Соловьища лесные, овражные,

Чёрных полей голытьба!

Песней натужьте лохматую грудь!

Подступила судьба

Сладко, привольно, как Волга, вздохнуть

Всеми мехами груди миллионов,

Намозоленной бременем стонов.

………………………………

Ковш захмеляющий брагою вспенен,

Песни звончей поцелуев.

Здравствуй, зелёный Сергунька Есенин,

Здравствуй, замшелый Микола, сын Клюев.

Здравствуйте все, именами незнамы,

Китеж подводный, Кремль чернозёма,

Каждому радуюсь радугой грома!

Обрадованный Клюев ответил Городецкому летом 1920 года сердечным письмом:

«Возлюбленный мой!

Прочёл в газетах твои новые, могучие песни, и всколыхнулась вся внутренняя моя. Обуяла меня нестерпимая жажда осязать тебя, родного, со страдной думой о новорождённой земле и делах её…

Так много пережито в эти молотобойные, но и слепительно прекрасные годы.

Жизнь моя старая, личная сметена дотла. Я очень страдаю, но и радуюсь, что сбылось наше — разинское, самосожженческое от великого Выгова до тысячелетних индийских храмов гремящее.
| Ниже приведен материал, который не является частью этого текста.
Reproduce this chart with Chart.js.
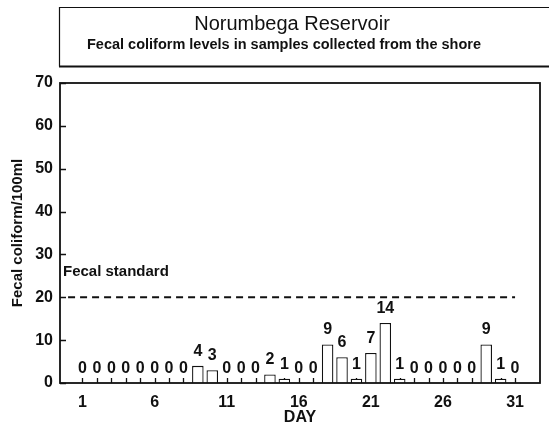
<!DOCTYPE html>
<html><head><meta charset="utf-8">
<script src="https://cdn.jsdelivr.net/npm/chart.js@4.4.0/dist/chart.umd.min.js"></script>
<style>html,body{margin:0;padding:0;background:#fff}#wrap{width:549px;height:426px}</style>
</head><body><div id="wrap"><canvas id="c" width="549" height="426"></canvas></div>
<script>
const days = [1,2,3,4,5,6,7,8,9,10,11,12,13,14,15,16,17,18,19,20,21,22,23,24,25,26,27,28,29,30,31];
const fecalColiform = [0,0,0,0,0,0,0,0,4,3,0,0,0,2,1,0,0,9,6,1,7,14,1,0,0,0,0,0,9,1,0];
const fecalStandard = 20;
const standardSpan = [0, 31];
const xTickLabels = [1,6,11,16,21,26,31];
const yTicks = [0,10,20,30,40,50,60,70];
const titleText = 'Norumbega Reservoir';
const subtitleText = 'Fecal coliform levels in samples collected from the shore';
const standardText = 'Fecal standard';

const FAM = '"Liberation Sans", Arial, Helvetica, sans-serif';
const INK = '#111';

const deco = {
  id: 'deco',
  beforeDraw(chart) {
    const ctx = chart.ctx;
    ctx.save();
    ctx.fillStyle = '#fff';
    ctx.fillRect(0, 0, chart.width, chart.height);
    ctx.strokeStyle = INK;
    ctx.lineWidth = 1.2;
    ctx.beginPath();
    ctx.moveTo(560, 7.5); ctx.lineTo(59.5, 7.5); ctx.lineTo(59.5, 66.5);
    ctx.stroke();
    ctx.lineWidth = 2.2;
    ctx.beginPath();
    ctx.moveTo(59, 66.5); ctx.lineTo(560, 66.5);
    ctx.stroke();
    ctx.fillStyle = INK;
    ctx.textAlign = 'center';
    ctx.textBaseline = 'alphabetic';
    ctx.font = '20px ' + FAM;
    ctx.fillText(titleText, 292, 30);
    ctx.font = 'bold 14.5px ' + FAM;
    ctx.fillText(subtitleText, 284, 49);
    ctx.restore();
  },
  beforeDatasetsDraw(chart) {
    const ctx = chart.ctx;
    const a = chart.chartArea;
    const xs = chart.scales.x, ys = chart.scales.y;
    ctx.save();
    ctx.strokeStyle = INK;
    ctx.lineWidth = 1.3;
    ctx.beginPath();
    days.forEach(d => {
      const x = Math.round(xs.getPixelForValue(d)) + 0.5;
      ctx.moveTo(x, a.bottom); ctx.lineTo(x, a.bottom - 5);
    });
    yTicks.forEach(v => {
      const y = Math.round(ys.getPixelForValue(v)) + 0.5;
      ctx.moveTo(a.left, y); ctx.lineTo(a.left + 6, y);
    });
    ctx.stroke();
    ctx.restore();
  },
  afterDraw(chart) {
    const ctx = chart.ctx;
    const a = chart.chartArea;
    const ys = chart.scales.y;
    ctx.save();
    ctx.strokeStyle = INK;
    ctx.lineWidth = 1.8;
    ctx.strokeRect(a.left, a.top, a.right - a.left, a.bottom - a.top);
    ctx.fillStyle = INK;
    ctx.font = 'bold 16px ' + FAM;
    ctx.textAlign = 'center';
    ctx.textBaseline = 'alphabetic';
    const meta = chart.getDatasetMeta(0);
    meta.data.forEach((el, i) => {
      ctx.fillText(String(fecalColiform[i]), el.x, el.y - 10);
    });
    ctx.font = 'bold 15px ' + FAM;
    ctx.textAlign = 'left';
    ctx.fillText(standardText, a.left + 3, ys.getPixelForValue(fecalStandard) - 21);
    ctx.restore();
  }
};

new Chart(document.getElementById('c'), {
  type: 'bar',
  data: {
    datasets: [{
      data: days.map((d, i) => ({x: d, y: fecalColiform[i]})),
      backgroundColor: '#fff',
      borderColor: INK,
      borderWidth: 1.3,
      categoryPercentage: 1,
      barPercentage: 0.8
    }, {
      type: 'line',
      data: standardSpan.map(x => ({x: x, y: fecalStandard})),
      borderColor: INK,
      borderWidth: 2,
      borderDash: [7, 5],
      pointRadius: 0,
      fill: false
    }]
  },
  plugins: [deco],
  options: {
    responsive: false,
    animation: false,
    devicePixelRatio: 1,
    layout: {padding: {top: 83, right: 9, left: 0, bottom: 0}},
    plugins: {legend: {display: false}, tooltip: {enabled: false}},
    scales: {
      x: {
        type: 'linear', min: -0.56, max: 32.73, offset: false,
        grid: {display: false, drawTicks: false},
        border: {display: false},
        ticks: {
          stepSize: 1, autoSkip: false, includeBounds: false, maxRotation: 0, padding: 10,
          color: INK, font: {family: FAM, size: 16, weight: 'bold'},
          callback: v => xTickLabels.includes(v) ? String(v) : ''
        },
        title: {display: true, text: 'DAY', color: INK, font: {family: FAM, size: 16, weight: 'bold'}, padding: {top: 0, bottom: -1}},
        afterFit: s => { s.height = 43; }
      },
      y: {
        min: 0, max: 70,
        grid: {display: false, drawTicks: false},
        border: {display: false},
        ticks: {stepSize: 10, padding: 7, color: INK, font: {family: FAM, size: 16, weight: 'bold'}},
        title: {display: true, text: 'Fecal coliform/100ml', color: INK, font: {family: FAM, size: 15, weight: 'bold'}, padding: {top: 9, bottom: 0}},
        afterFit: s => { s.width = 60; }
      }
    }
  }
});
</script></body></html>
Но кто выживет пляску земли освободительной?!

Где Есенин? Наслышан я, что он на всех перекрёстках лает на меня, но Бог с ним — вот уж три года как я не видал его и строчки не получал от него.

Как смотришь — на его дело, на имажинизм?

Тяжко мне от Мариенгофов, питающихся кровью Есенина, но прощаю и не сужу, ибо всё знаю, ибо всё люблю смирительно…

Трудно понимают меня бетонные и турбинные, вязнут они в моей соломе, угарно им от моих избяных, кашных и коврижных миров. Но любовь — и им…»

Текстом этого письма Городецкий потом поделится с питерскими журналистами (не в первый раз строки из личных клюевских писем ходят по рукам и проникают в печать!), а о Мариенгофе и Есенине, уже после гибели последнего, напишет и опубликует такое, что Клюев окончательно прервёт общение с ним… Но это — впереди. А ныне… Реальная действительность ничего общего не имеет с клюевской мифологией, и остаётся лишь рассчитывать на чудные сны, которым когда-то суждено воплотиться в земном бытии.

Родина, я грешен, грешен,

Богохульствуя и кляня!..

Осыпается цвет черешен —

Жемчуга Народного дня.

Не в окладе Спас, а в жилетке

С пронырою кодаком…

Прочитают внуки заметки

О Черепе под крестом…

……………………………

И над Суздальскою божницей

Издевается граммофон…

Пламенеющей колесницей

Обернётся поэта сон.

С Зороастром сядет Есенин —

Рязанской земли жених,

И возлюбит грозовый Ленин

Пестрядинный клюевский стих.

А дальше — всё нежнее и сердечнее… И в «Песнях Вытегорской коммуны» Есенин — соратник и союзник против «ожелезивания» страны на фоне повсеместной разрухи! «Не Сезанны, не вазы этрусские / заревеют в восстании питерском. / Золотятся в нём кудри Есенина, / на штыках красногрудые зяблики; / революция Ладогой вспенена, — / в ней шиповник, малина да яблоки. / Дождик яблочный, ветер малиновый / попретил Маяковскому с Бриками; / вспомнил молот над рощицей ивовой, / купину с огнепальными ликами…» Всё видел и всё прекрасно понимал Клюев — только смотрел духовным взором, и не под ноги себе — а вдаль. В жизни — полная безыллюзорность, в мечтах — красивейшая сказка, претворимая в дальней грядущей жизни. Он творит свои картины грядущего с бесстрашием последнего русского витязя из старой былины…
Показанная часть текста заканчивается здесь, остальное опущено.